Discorsi: Machiavelli's Discourse on the First Ten Books of Titus Livy comprises the early history of Rome. It is a series of lessons on how a republic should be started and structured, including the concept of checks and balances, the strength of a tripartite structure and the superiority of a republic over a principality. From The Discourses:


  • "In fact, when there is combined under the same constitution a prince, a nobility, and the power of the people, then these three powers will watch and keep each other reciprocally in check."

  • "Doubtless these means [of attaining power] are cruel and destructive of all civilized life, and neither Christian nor even human, and should be avoided by every one. In fact, the life of a private citizen would be preferable to that of a king at the expense of the ruin of so many human beings."

  • "Now in a well-ordered republic it should never be necessary to resort to extra-constitutional measures...."

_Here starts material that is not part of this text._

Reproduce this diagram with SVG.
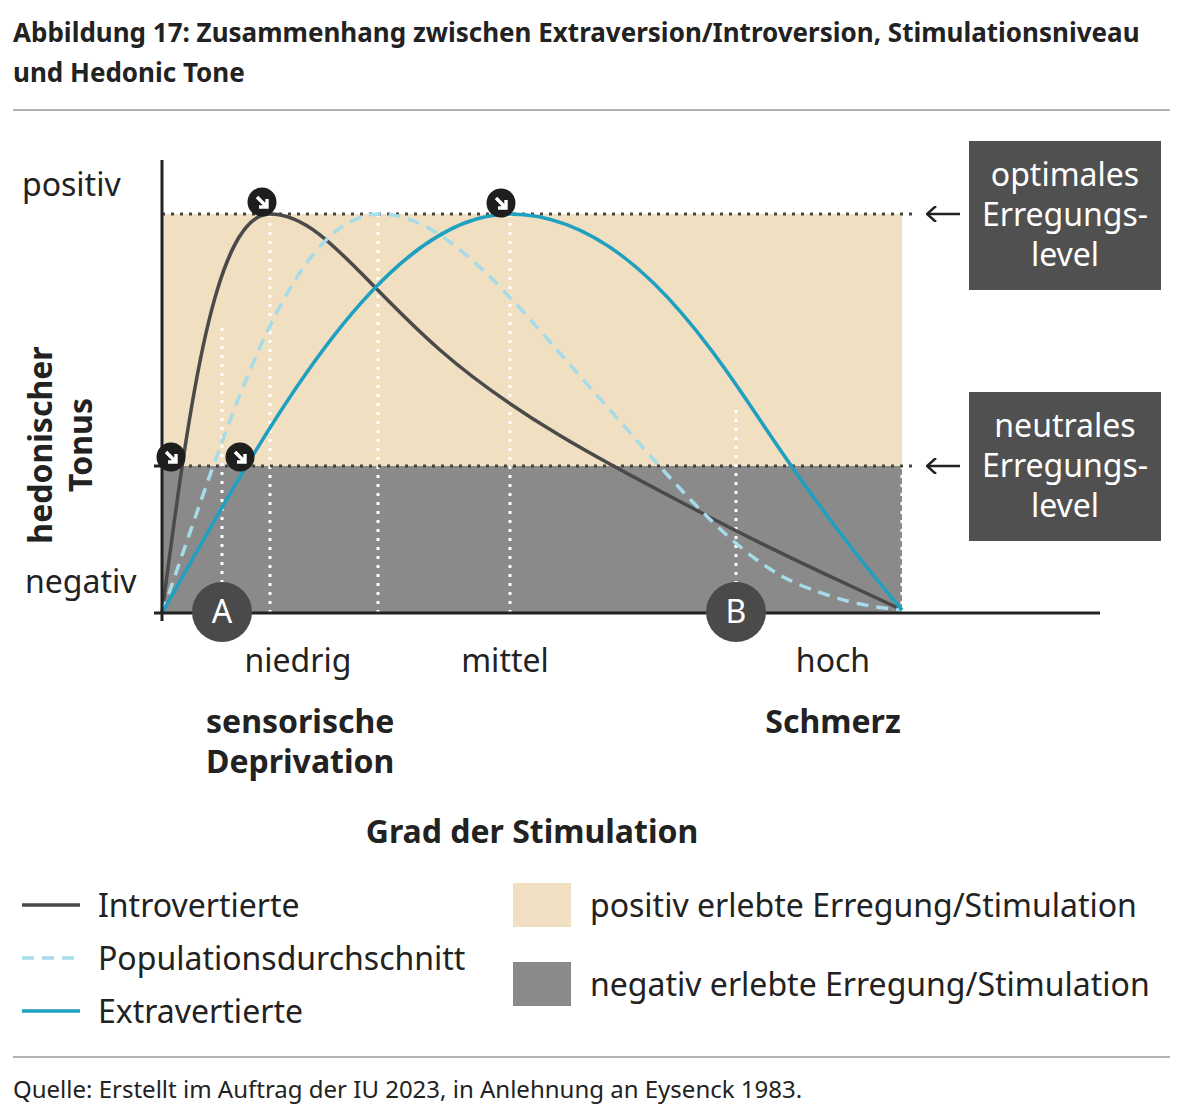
<svg xmlns="http://www.w3.org/2000/svg" width="1185" height="1112" viewBox="0 0 1185 1112">
<style>
text{font-family:"Source Sans Pro","Noto Sans","Liberation Sans",sans-serif;fill:#222}
.t{font-size:32px}
.b{font-weight:bold}
.w{fill:#fff}
.vd{stroke:#fff;stroke-width:3;stroke-dasharray:3 6;fill:none}
.hd{stroke:#444;stroke-width:3;stroke-dasharray:3 6;fill:none}
</style>
<defs>
<g id="mk"><circle r="14.5" fill="#1e1e1e"/><path d="M-5,-5 L4,4 M5,-3 L5,5 L-3,5" stroke="#fff" stroke-width="3.4" fill="none"/></g>
<marker id="ah" markerWidth="12" markerHeight="16" refX="11" refY="8" orient="auto" markerUnits="userSpaceOnUse"><path d="M2,0 L11,8 L2,16" stroke="#222" stroke-width="2.5" fill="none"/></marker>
</defs>
<rect width="1185" height="1112" fill="#fff"/>
<text x="13" y="42" font-size="26" class="b">Abbildung 17: Zusammenhang zwischen Extraversion/Introversion, Stimulationsniveau</text>
<text x="13" y="82" font-size="26" class="b">und Hedonic Tone</text>
<line x1="13" y1="110" x2="1170" y2="110" stroke="#999" stroke-width="1.5"/>
<g id="areas">
<rect x="162" y="214" width="740" height="252" fill="#f0dfc0"/>
<rect x="162" y="466" width="740" height="147" fill="#8a8a8a"/>
</g>
<g id="grid">
<path class="vd" d="M222,328V613 M270,214V613 M378,214V613 M510,214V613 M736,410V613 M902,466V613"/>
<path class="hd" d="M162,214H918 M162,466H918"/>
</g>
<g id="connectors" fill="none" stroke-width="3.5">
<path stroke="#4a4a4a" d="M162,613 C190,400 215,214 270,214 C320,214 360,280 440,350 C520,420 620,470 700,512 C780,555 850,585 902,610"/>
<path stroke="#a6dbea" stroke-dasharray="12 8" d="M162,613 C230,420 290,214 380,214 C450,214 520,310 610,410 C680,490 740,560 800,585 C850,605 880,608 902,610"/>
<path stroke="#1fa0c0" d="M162,613 C260,440 380,214 510,214 C620,214 700,330 760,420 C820,510 860,560 902,610"/>
<path stroke="#222" stroke-width="2.5" marker-end="url(#ah)" d="M960,214H927"/>
<path stroke="#222" stroke-width="2.5" marker-end="url(#ah)" d="M960,466H927"/>
</g>
<g id="axes" stroke="#222" stroke-width="3">
<line x1="162" y1="160" x2="162" y2="621"/>
<line x1="154" y1="613" x2="1100" y2="613"/>
<line x1="154" y1="466" x2="162" y2="466"/>
</g>
<g id="markers">
<use href="#mk" x="262" y="202"/><use href="#mk" x="501" y="203"/>
<use href="#mk" x="171" y="457"/><use href="#mk" x="240" y="457"/>
</g>
<g id="nodeA"><circle cx="222" cy="612" r="30" fill="#4a4a4a"/><text x="222" y="623" class="t w" text-anchor="middle">A</text></g>
<g id="nodeB"><circle cx="736" cy="612" r="30" fill="#4a4a4a"/><text x="736" y="623" class="t w" text-anchor="middle">B</text></g>
<g id="optimal"><rect x="969" y="141" width="192" height="149" fill="#505050"/>
<text class="t w" text-anchor="middle" x="1065" y="186">optimales</text><text class="t w" text-anchor="middle" x="1065" y="226">Erregungs-</text><text class="t w" text-anchor="middle" x="1065" y="266">level</text></g>
<g id="neutral"><rect x="969" y="392" width="192" height="149" fill="#505050"/>
<text class="t w" text-anchor="middle" x="1065" y="437">neutrales</text><text class="t w" text-anchor="middle" x="1065" y="477">Erregungs-</text><text class="t w" text-anchor="middle" x="1065" y="517">level</text></g>
<g id="labels">
<text class="t" x="22" y="196">positiv</text>
<text class="t" x="25" y="593">negativ</text>
<text class="t b" transform="translate(52,445) rotate(-90)" text-anchor="middle">hedonischer</text>
<text class="t b" transform="translate(92,445) rotate(-90)" text-anchor="middle">Tonus</text>
<text class="t" x="298" y="672" text-anchor="middle">niedrig</text>
<text class="t" x="505" y="672" text-anchor="middle">mittel</text>
<text class="t" x="833" y="672" text-anchor="middle">hoch</text>
<text class="t b" x="206" y="733">sensorische</text>
<text class="t b" x="206" y="773">Deprivation</text>
<text class="t b" x="833" y="733" text-anchor="middle">Schmerz</text>
<text class="t b" x="532" y="843" text-anchor="middle">Grad der Stimulation</text>
</g>
<g id="legend">
<line x1="22" y1="905" x2="80" y2="905" stroke="#4a4a4a" stroke-width="3.5"/>
<line x1="22" y1="958" x2="80" y2="958" stroke="#a6dbea" stroke-width="3.5" stroke-dasharray="12 8"/>
<line x1="22" y1="1011" x2="80" y2="1011" stroke="#1fa0c0" stroke-width="3.5"/>
<text class="t" x="98" y="917">Introvertierte</text>
<text class="t" x="98" y="970">Populationsdurchschnitt</text>
<text class="t" x="98" y="1023">Extravertierte</text>
<rect x="513" y="883" width="58" height="44" fill="#f0dfc0"/>
<rect x="513" y="962" width="58" height="44" fill="#8a8a8a"/>
<text class="t" x="590" y="917">positiv erlebte Erregung/Stimulation</text>
<text class="t" x="590" y="996">negativ erlebte Erregung/Stimulation</text>
</g>
<line x1="13" y1="1057" x2="1170" y2="1057" stroke="#999" stroke-width="1.5"/>
<text x="13" y="1098" font-size="24">Quelle: Erstellt im Auftrag der IU 2023, in Anlehnung an Eysenck 1983.</text>
</svg>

  • "...the governments of the people are better than those of princes."

  • "...if we compare the faults of a people with those of princes, as well as their respective good qualities, we shall find the people vastly superior in all that is good and glorious."

  • "For government consists mainly in so keeping your subjects that they shall be neither able nor disposed to injure you...."

  • "...no prince is ever benefited by making himself hated."

  • "Let not princes complain of the faults committed by the people subjected to their authority, for they result entirely from their own negligence or bad example."



  1. According to The Prince, list seven things a prince [or leader] must be able to do.

  2. Do The Discourses agree with any of those ideas?

  3. What ideas do you agree with from either book?

  4. Why do you think The Prince is so much better known about than The Discourses?